Parece-nos, com o que temos dito, que a sua poesia tem algo como um propósito pedagógico, incentivando-nos a estancar certos fragmentos da nossa vida de forma a olhá-los atentamente. Através destes fragmentos, «aprendemos um país / apreendido» (p. 99) e «quebramos os limites / do conhecimento» (ibid.), visto ser a escrita «o acto mais atento.» (p. 100) Esta moral, por sua vez, mesmo não salvando ninguém, mantém o mundo vivo, visto que o olhar faz viver, pois tanto as palavras são um registo daquilo que se vê no mundo, fornecendo uma espécie de vida à realidade, como os olhos do leitor olham as palavras e as tornam animadas.
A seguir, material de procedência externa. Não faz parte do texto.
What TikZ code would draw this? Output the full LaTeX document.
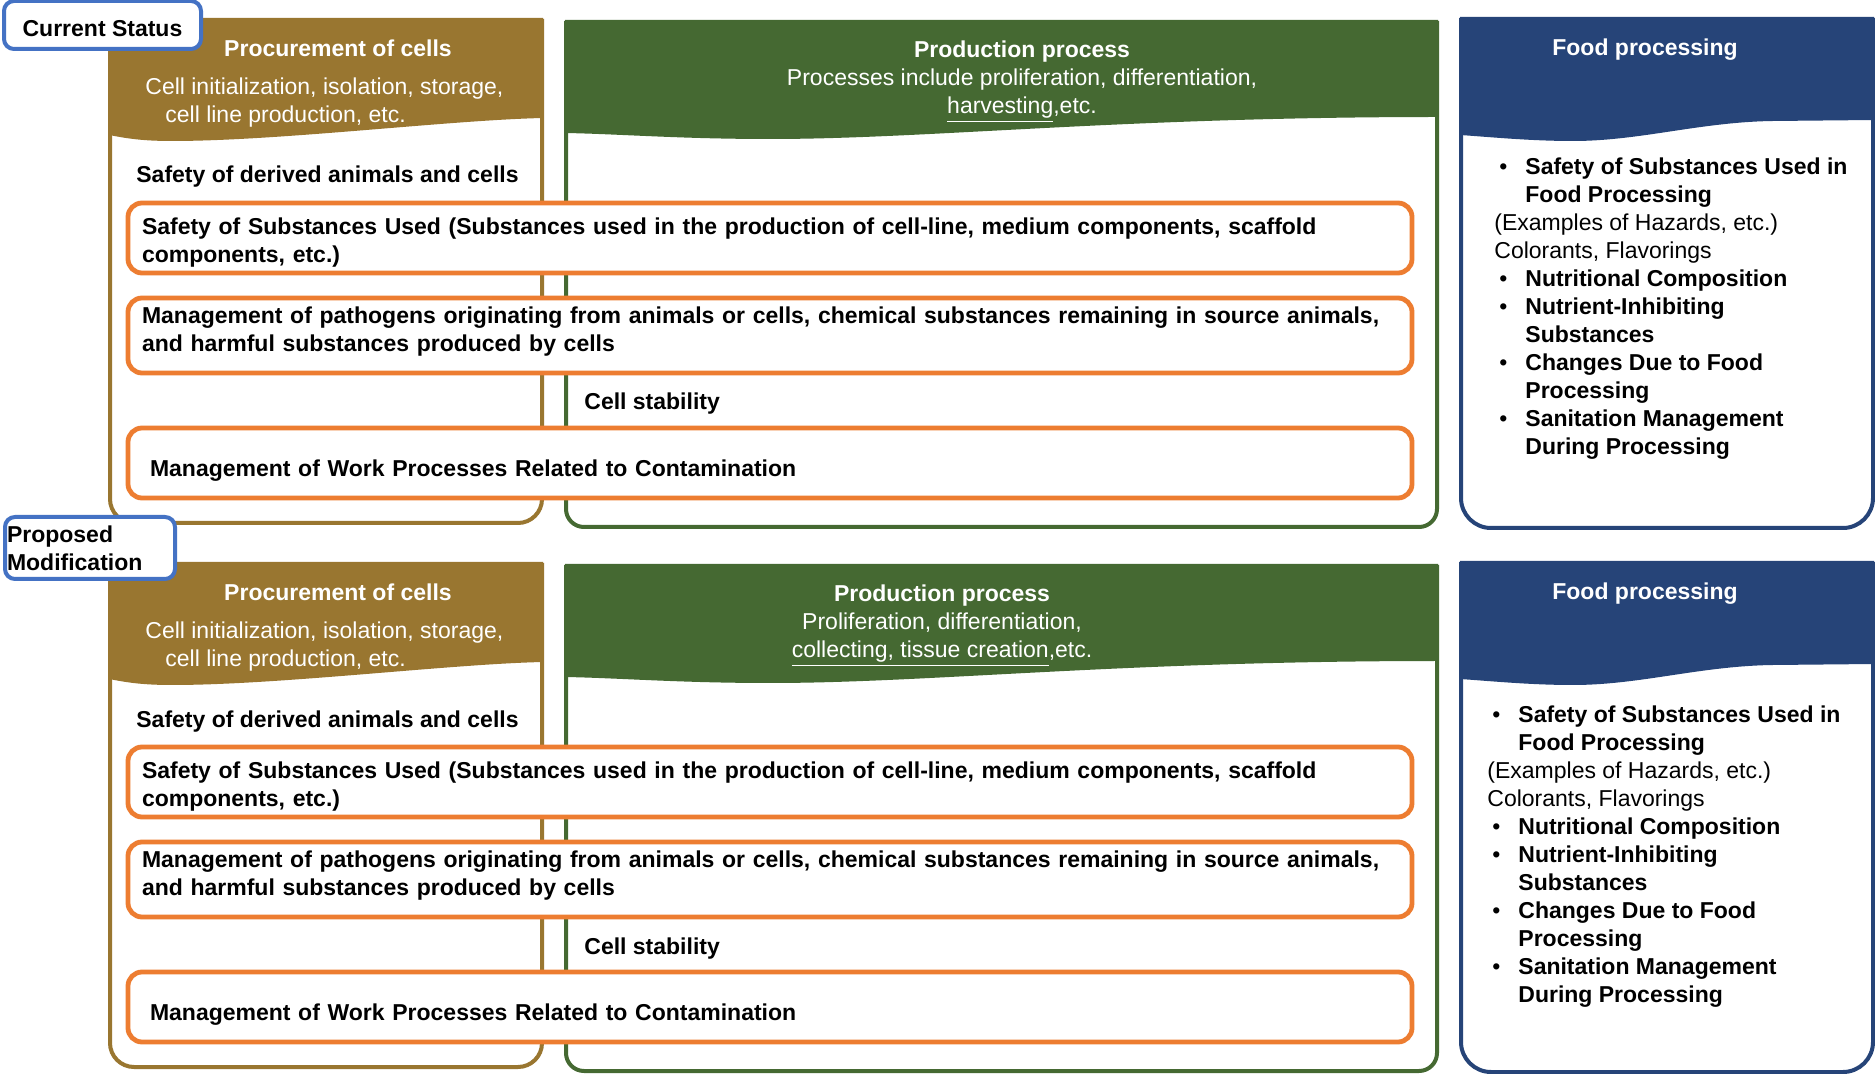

Com isto, tudo se encaminha para a morte do poeta, mas não sem que antes ele se insurja contra o esquecimento: «O quotidiano é, por assim dizer, esquecimento, uma dissolução das suas funções. Todo o esforço da escrita é, portanto, um reação: esquecer o esquecimento. É uma actividade traumatizante, então.» (p. 115) Assim como um parto traumatiza a vagina da mãe – e trauma é entendido como uma ferida que não sara –, também a escrita traumatiza o poeta, rasgando-o entre aquele que escreve e aquilo que escreve, traumatiza o mundo, separando o que é real do que é registado, e traumatiza o leitor ao aproximá-lo do poeta, enquanto está a ler, e separando-o quando termina o poema. Da ferida sobra uma cicatriz que, como uma estátua, nos recorda da primeira separação entre a Terra e o ser humano com o ganho da consciência, ou seja, a primeira «fogueira».

Entre Sílabas e Lavas tem um «prenúncio de morte», mas também nos oferece uma solução momentânea, ajudando-nos a suportar um bocadinho melhor o dia a dia fulminante e imparável. Nuno Guimarães é, então, uma espécie de médico que receita a escrita e a leitura para apaziguar a dor de cabeça que nasce ao apercebermo-nos de que a realidade é incapturável.

[1] Paul de Man, “Autobiography as De-Facement”, MLN 94, no. 5 (1979): 919–30. https://doi.org/10.2307/2906560.

REFERÊNCIA:

Guimarães, Nuno. Entre Sílabas e Lavas. Lisboa: Assírio & Alvim, 2024.